Sandro Chia (real name Alessandro Coticchia) was born in Florence on 20 April 1946, and studied at the Academy of Fine Arts in the Tuscan capital. For a time he travelled in India, Turkey and Europe, and once back in Italy, in 1970, he settled in Rome and held his first solo exhibition in 1971 at the La salita gallery. A few years later, he joined the Transavanguardia collective and participated with the other artists of the group in the ‘Aperto 80’ section of the 1980 Venice Biennale, later mounting a solo exhibition in New York. After about a decade in Rome, he decided to move to New York, where he stayed for about twenty years, while continuing to move regularly between the United States and Italy.

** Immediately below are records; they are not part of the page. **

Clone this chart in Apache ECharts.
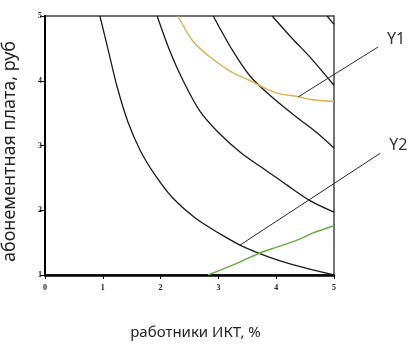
<!DOCTYPE html>
<html><head><meta charset="utf-8">
<script src="https://cdn.jsdelivr.net/npm/echarts@6/dist/echarts.min.js"></script>
<style>html,body{margin:0;padding:0;background:#fff}#c{width:419px;height:352px}</style>
</head><body><div id="c"></div>
<script>
// Data (x: работники ИКТ, %, y: абонементная плата, руб)
const xTicks = [0, 1, 2, 3, 4, 5];
const yTicks = [1, 2, 3, 4, 5];
const curve1 = [[0.95,5],[1.1,4.45],[1.25,3.9],[1.44,3.35],[1.65,2.92],[1.9,2.55],[2.2,2.2],[2.6,1.88],[3.0,1.65],[3.4,1.45],[3.9,1.27],[4.45,1.12],[5,1.0]];
const curve2 = [[1.94,5],[2.16,4.46],[2.39,4.0],[2.68,3.53],[3.0,3.2],[3.4,2.88],[3.8,2.63],[4.2,2.38],[4.6,2.14],[5,1.97]];
const curve3 = [[2.91,5],[3.25,4.46],[3.55,4.07],[3.9,3.77],[4.35,3.44],[4.7,3.2],[5,2.96]];
const curve4 = [[3.93,5],[4.29,4.64],[4.6,4.35],[5,3.93]];
const curve5 = [[4.88,5],[5,4.87]];
const y1Values = [[2.3,5],[2.56,4.61],[2.85,4.37],[3.2,4.15],[3.55,4.0],[3.77,3.9],[4.01,3.81],[4.41,3.75],[4.6,3.71],[5,3.68]];
const y2Values = [[2.82,1],[3.37,1.2],[3.72,1.34],[4.01,1.43],[4.36,1.54],[4.64,1.65],[5,1.76]];
// leader lines: [fromX, fromY, toX, toY]
const leaders = [[4.38,3.75,5.76,4.52],[3.37,1.46,5.80,2.88]];
const seriesNames = ['Y1', 'Y2'];

const chart = echarts.init(document.getElementById('c'), null, {renderer: 'canvas'});
const blackLine = (d) => ({type:'line', data:d, showSymbol:false, smooth:0.3, silent:true,
  lineStyle:{color:'#1a1a1a', width:1.3}, z:3});
chart.setOption({
  animation:false,
  grid:{left:45, right:85, top:16, bottom:77, show:true, borderColor:'#444', borderWidth:1.5, outerBoundsMode:'none', containLabel:false},
  xAxis:{type:'value', min:0, max:5, interval:1,
    name:'работники ИКТ, %', nameLocation:'middle', nameGap:50,
    nameTextStyle:{fontSize:15, color:'#222', fontFamily:'Noto Sans', padding:[0,0,0,12]},
    axisLine:{lineStyle:{color:'#000', width:2.5}},
    axisTick:{show:true, length:4, lineStyle:{color:'#000'}},
    axisLabel:{fontSize:8, color:'#222', fontFamily:'Liberation Serif', fontWeight:'bold', margin:9,
      formatter:(v)=> xTicks.includes(v) ? String(v) : ''},
    splitLine:{show:false}},
  yAxis:{type:'value', min:1, max:5, interval:1,
    name:'абонементная плата, руб', nameLocation:'middle', nameGap:26,
    nameTextStyle:{fontSize:18, color:'#222', fontFamily:'Noto Sans', padding:[0,12,0,0]},
    axisLine:{show:true, lineStyle:{color:'#000', width:2}},
    axisTick:{show:true, length:5, lineStyle:{color:'#000'}},
    axisLabel:{fontSize:8, color:'#222', fontFamily:'Liberation Serif', fontWeight:'bold', margin:3,
      formatter:(v)=> yTicks.includes(v) ? String(v) : ''},
    splitLine:{show:false}},
  series:[
    blackLine(curve1), blackLine(curve2), blackLine(curve3), blackLine(curve4), blackLine(curve5),
    {type:'line', name:seriesNames[0], data:y1Values, showSymbol:false, smooth:0.3, lineStyle:{color:'#d6b44e', width:1.4}, z:3},
    {type:'line', name:seriesNames[1], data:y2Values, showSymbol:false, smooth:0.3, lineStyle:{color:'#66ad3e', width:1.4}, z:3},
    {type:'custom', clip:false, silent:true, z:4,
     data: leaders.map((l,i)=> l.concat([i])),
     encode:{x:[0,2], y:[1,3]},
     renderItem:(params, api)=>{
       const p1 = api.coord([api.value(0), api.value(1)]);
       const p2 = api.coord([api.value(2), api.value(3)]);
       const name = seriesNames[api.value(4)];
       return {type:'group', children:[
         {type:'line', shape:{x1:p1[0], y1:p1[1], x2:p2[0], y2:p2[1]}, style:{stroke:'#2a2a2a', lineWidth:1}},
         {type:'text', x:p2[0]+9, y:p2[1]-8, style:{text:name, fill:'#333', fontSize:16, fontFamily:'Noto Sans', verticalAlign:'middle', align:'left'}}
       ]};
     }}
  ]
});
</script></body></html>
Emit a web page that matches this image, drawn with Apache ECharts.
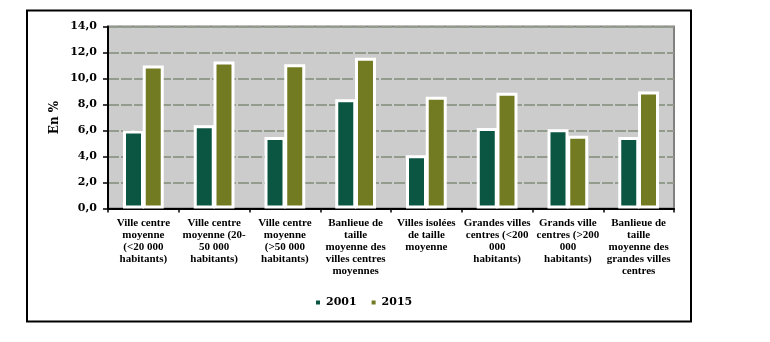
<!DOCTYPE html>
<html>
<head>
<meta charset="utf-8">
<script src="https://cdn.jsdelivr.net/npm/echarts@6/dist/echarts.min.js"></script>
<style>html,body{margin:0;padding:0;background:#fff}#c{width:770px;height:342px}</style>
</head>
<body>
<div id="c"></div>
<script>
var categories = [
  "Ville centre\nmoyenne\n(<20 000\nhabitants)",
  "Ville centre\nmoyenne (20-\n50 000\nhabitants)",
  "Ville centre\nmoyenne\n(>50 000\nhabitants)",
  "Banlieue de\ntaille\nmoyenne des\nvilles centres\nmoyennes",
  "Villes isolées\nde taille\nmoyenne",
  "Grandes villes\ncentres (<200\n000\nhabitants)",
  "Grands ville\ncentres (>200\n000\nhabitants)",
  "Banlieue de\ntaille\nmoyenne des\ngrandes villes\ncentres"
];
var values2001 = [6.0, 6.4, 5.5, 8.4, 4.1, 6.2, 6.1, 5.5];
var values2015 = [11.0, 11.3, 11.1, 11.6, 8.6, 8.9, 5.6, 9.0];
var yTicks = [0, 2, 4, 6, 8, 10, 12, 14];

var chart = echarts.init(document.getElementById('c'), null, {renderer: 'canvas'});
chart.setOption({
  animation: false,
  graphic: [{
    type: 'rect', shape: {x: 27, y: 10.5, width: 664, height: 311},
    style: {fill: 'none', stroke: '#000', lineWidth: 2}, z: 10
  }],
  grid: {left: 108, top: 26.5, right: 96, bottom: 133.5, show: true,
         backgroundColor: '#cccccc', borderColor: '#808080', borderWidth: 2},
  legend: {
    left: 309, top: 292, itemWidth: 6, itemHeight: 6, itemGap: 13,
    icon: 'rect',
    textStyle: {fontFamily: 'DejaVu Serif', fontWeight: 'bold', fontSize: 11, color: '#000'},
    data: ['2001', '2015']
  },
  xAxis: {
    type: 'category', data: categories,
    axisLine: {show: true, lineStyle: {color: '#000', width: 2}},
    axisTick: {show: true, length: 4, lineStyle: {color: '#000', width: 1.5}},
    axisLabel: {interval: 0, margin: 9, fontFamily: 'Liberation Serif', fontWeight: 'bold',
                fontSize: 11, lineHeight: 12, color: '#000'}
  },
  yAxis: {
    type: 'value', min: 0, max: 14, interval: 2,
    name: 'En %', nameLocation: 'middle', nameGap: 47, nameRotate: 90, nameMoveOverlap: false,
    nameTextStyle: {fontFamily: 'DejaVu Serif', fontWeight: 'bold', fontSize: 12, color: '#000'},
    axisLine: {show: true, lineStyle: {color: '#000', width: 2}},
    axisTick: {show: true, length: 5, lineStyle: {color: '#000', width: 1.5}},
    axisLabel: {margin: 11, fontFamily: 'DejaVu Serif', fontWeight: 'bold', fontSize: 11, color: '#000',
                formatter: function (v) { return yTicks.indexOf(v) >= 0 ? v.toFixed(1).replace('.', ',') : ''; }},
    splitLine: {show: true, lineStyle: {color: '#929b8c', width: 2, type: [11, 2]}}
  },
  series: [
    {name: '2001', type: 'bar', data: values2001, barWidth: 21, barGap: '-6%',
     itemStyle: {color: '#0a5642', borderColor: '#fff', borderWidth: 3}},
    {name: '2015', type: 'bar', data: values2015, barWidth: 21,
     itemStyle: {color: '#737b22', borderColor: '#fff', borderWidth: 3}}
  ]
});
</script>
</body>
</html>
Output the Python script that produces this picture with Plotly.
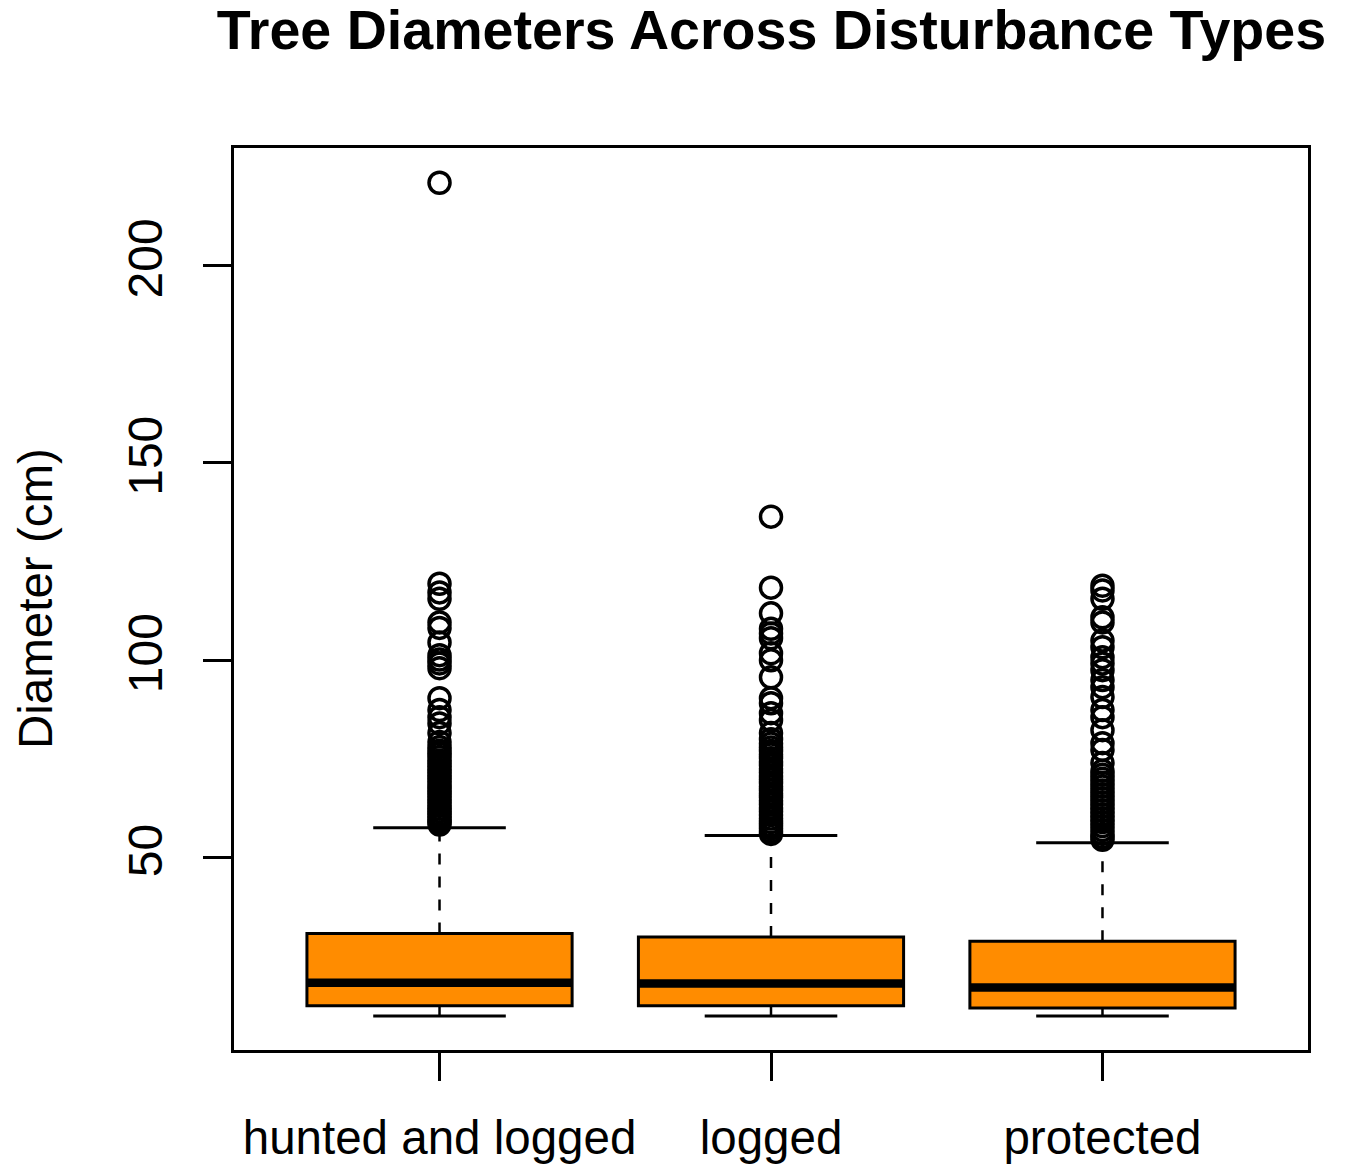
import plotly.graph_objects as go

categories = ["hunted and logged", "logged", "protected"]
lower_whisker = [9.9, 9.9, 9.9]
q1 = [12.5, 12.5, 11.9]
median = [18.3, 18.1, 17.1]
q3 = [30.8, 29.9, 28.8]
upper_whisker = [57.6, 55.6, 53.8]

outliers_hunted = [221.0, 119.4, 117.2, 115.6, 109.6, 108.2, 104.5, 101.3, 100.2, 99.2, 98.0,
                   90.4, 87.4, 85.6, 84.0, 81.6, 79.3, 78.0, 77.1, 76.3, 75.5, 74.6, 73.8,
                   73.0, 72.2, 71.5, 70.7, 70.0, 69.2, 68.4, 67.6, 66.9, 66.1, 65.4, 64.6,
                   63.9, 63.1, 62.4, 61.7, 61.0, 60.3, 59.6, 59.0, 58.4]
outliers_logged = [136.4, 118.4, 111.9, 108.0, 106.8, 105.6, 101.8, 100.0, 95.7, 90.4, 89.1,
                   86.6, 84.8, 81.6, 80.0, 78.9, 77.9, 77.0, 76.1, 75.2, 74.3, 73.4, 72.5,
                   71.6, 70.7, 69.8, 68.9, 68.0, 67.1, 66.2, 65.3, 64.4, 63.5, 62.6, 61.7,
                   60.8, 59.9, 59.0, 58.2, 57.4, 56.6, 56.0]
outliers_protected = [118.9, 117.7, 115.6, 110.9, 109.6, 105.0, 103.3, 100.8, 99.2, 97.5, 95.0,
                      93.2, 90.7, 87.4, 85.6, 82.3, 79.0, 77.3, 74.0, 72.0, 71.0, 70.0, 69.0,
                      68.0, 67.0, 66.0, 65.0, 64.0, 63.0, 62.0, 61.0, 60.0, 59.0, 58.0, 57.0,
                      56.0, 55.2, 54.5]
outliers = [outliers_hunted, outliers_logged, outliers_protected]
y_ticks = [50, 100, 150, 200]

FONT = "Liberation Sans, Arial, Helvetica, sans-serif"
ORANGE = "#FF8C00"
BOX_W = 0.8
CAP_HALF = 0.2

fig = go.Figure()
xs = [1, 2, 3]

for i, x in enumerate(xs):
    fig.add_trace(go.Box(
        x=[x], q1=[q1[i]], median=[median[i]], q3=[q3[i]],
        lowerfence=[q1[i]], upperfence=[q3[i]],
        width=BOX_W, fillcolor=ORANGE,
        line=dict(color="black", width=3),
        boxpoints=False, showlegend=False, hoverinfo="skip",
    ))

# dashed whiskers
wx, wy = [], []
for i, x in enumerate(xs):
    wx += [x, x, None, x, x, None]
    wy += [q3[i], upper_whisker[i], None, q1[i], lower_whisker[i], None]
fig.add_trace(go.Scatter(x=wx, y=wy, mode="lines",
                         line=dict(color="black", width=2.5, dash="11px,12px"),
                         showlegend=False, hoverinfo="skip"))

# staples
cx, cy = [], []
for i, x in enumerate(xs):
    cx += [x - CAP_HALF, x + CAP_HALF, None, x - CAP_HALF, x + CAP_HALF, None]
    cy += [upper_whisker[i], upper_whisker[i], None, lower_whisker[i], lower_whisker[i], None]
fig.add_trace(go.Scatter(x=cx, y=cy, mode="lines",
                         line=dict(color="black", width=3),
                         showlegend=False, hoverinfo="skip"))

# thick median
mx, my = [], []
for i, x in enumerate(xs):
    mx += [x - BOX_W / 2, x + BOX_W / 2, None]
    my += [median[i], median[i], None]
fig.add_trace(go.Scatter(x=mx, y=my, mode="lines",
                         line=dict(color="black", width=8.5),
                         showlegend=False, hoverinfo="skip"))

# outliers
for i, x in enumerate(xs):
    fig.add_trace(go.Scatter(
        x=[x] * len(outliers[i]), y=outliers[i], mode="markers",
        marker=dict(symbol="circle-open", size=21, color="black", line=dict(width=3.5, color="black")),
        showlegend=False, hoverinfo="skip"))

fig.update_layout(
    width=1347, height=1168,
    margin=dict(l=226, r=47, t=140, b=119),
    paper_bgcolor="white", plot_bgcolor="white",
    font=dict(family=FONT, color="black", size=47.5),
    title=dict(text="<b>Tree Diameters Across Disturbance Types</b>",
               font=dict(family=FONT, size=55.6, color="black"),
               x=763.5 / 1347, xanchor="center", y=1 - 2 / 1168, yanchor="top",
               xref="container", yref="container", pad=dict(t=0, b=0, l=0, r=0)),
    annotations=[dict(text="Diameter (cm)", textangle=-90, xref="paper", yref="paper",
                      x=(27 - 226) / 1074, y=0.5, xanchor="center", yanchor="middle",
                      showarrow=False, font=dict(family=FONT, size=47.5, color="black"))],
)
fig.update_xaxes(range=[0.38, 3.62], tickvals=xs, ticktext=categories,
                 showgrid=False, zeroline=False,
                 showline=True, linecolor="black", linewidth=2.5, mirror=True,
                 ticks="outside", ticklen=28, tickwidth=2.5, tickcolor="black",
                 ticklabelstandoff=16, tickfont=dict(size=47.5))
fig.update_yaxes(range=[1.26, 229.8], tickvals=y_ticks, ticktext=[str(v) for v in y_ticks],
                 showgrid=False, zeroline=False,
                 showline=True, linecolor="black", linewidth=2.5, mirror=True,
                 ticks="outside", ticklen=28, tickwidth=2.5, tickcolor="black",
                 tickangle=-90, ticklabelstandoff=22, tickfont=dict(size=48))

fig.write_html("out.html")
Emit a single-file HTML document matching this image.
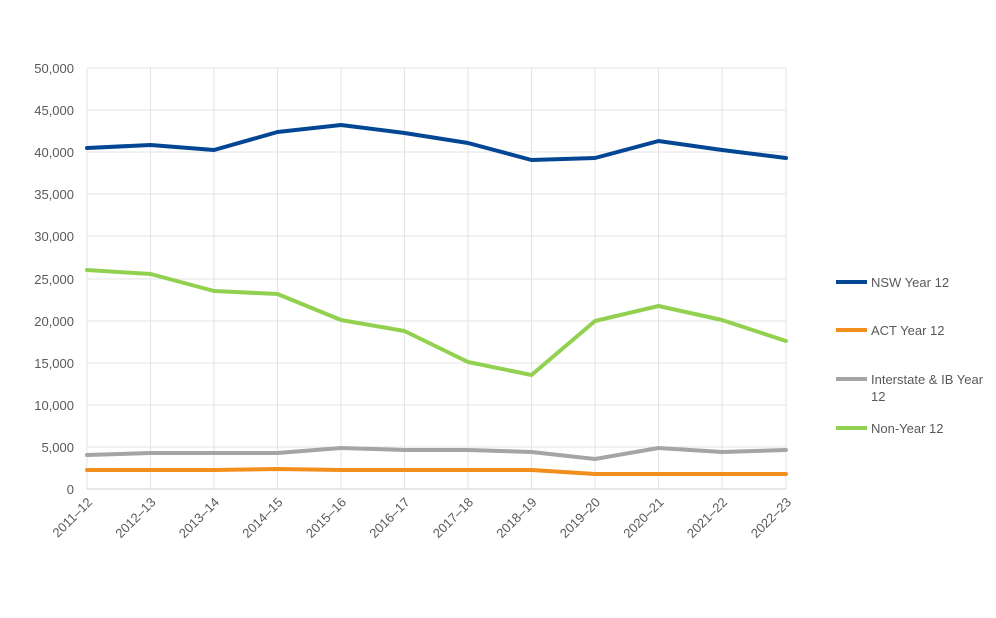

He returned again to the Venice Biennale in 1984 and 1989, while he continued to exhibit his works in major Italian and international museums, such as the Castello di Rivoli, and then in New York, at the Solomon R. Guggenheim in 1983 and the Met – Metropolitan Museum of Modern Art in 1984.
The artist still lives today between Miami, Rome, and Tuscany, more precisely in the Castello Romitorio in Montalcino.Since 1987, he has also been involved in the production of prestigious wines, including the famous Brunello di Montalcino.In 2003, the Italian State acquired three of his works that became part of the permanent collection of the Senate of the Italian Republic in Palazzo Madama, while in 2005, the Province of Rome bought two monumental sculptures that were placed in front of its headquarters in Rome. Auctions of his works are quite frequent and very successful, for example in 2007 his work The Pharmacist’s son (1981) was sold at Christie’s in the UK for EUR 300,000, setting a record.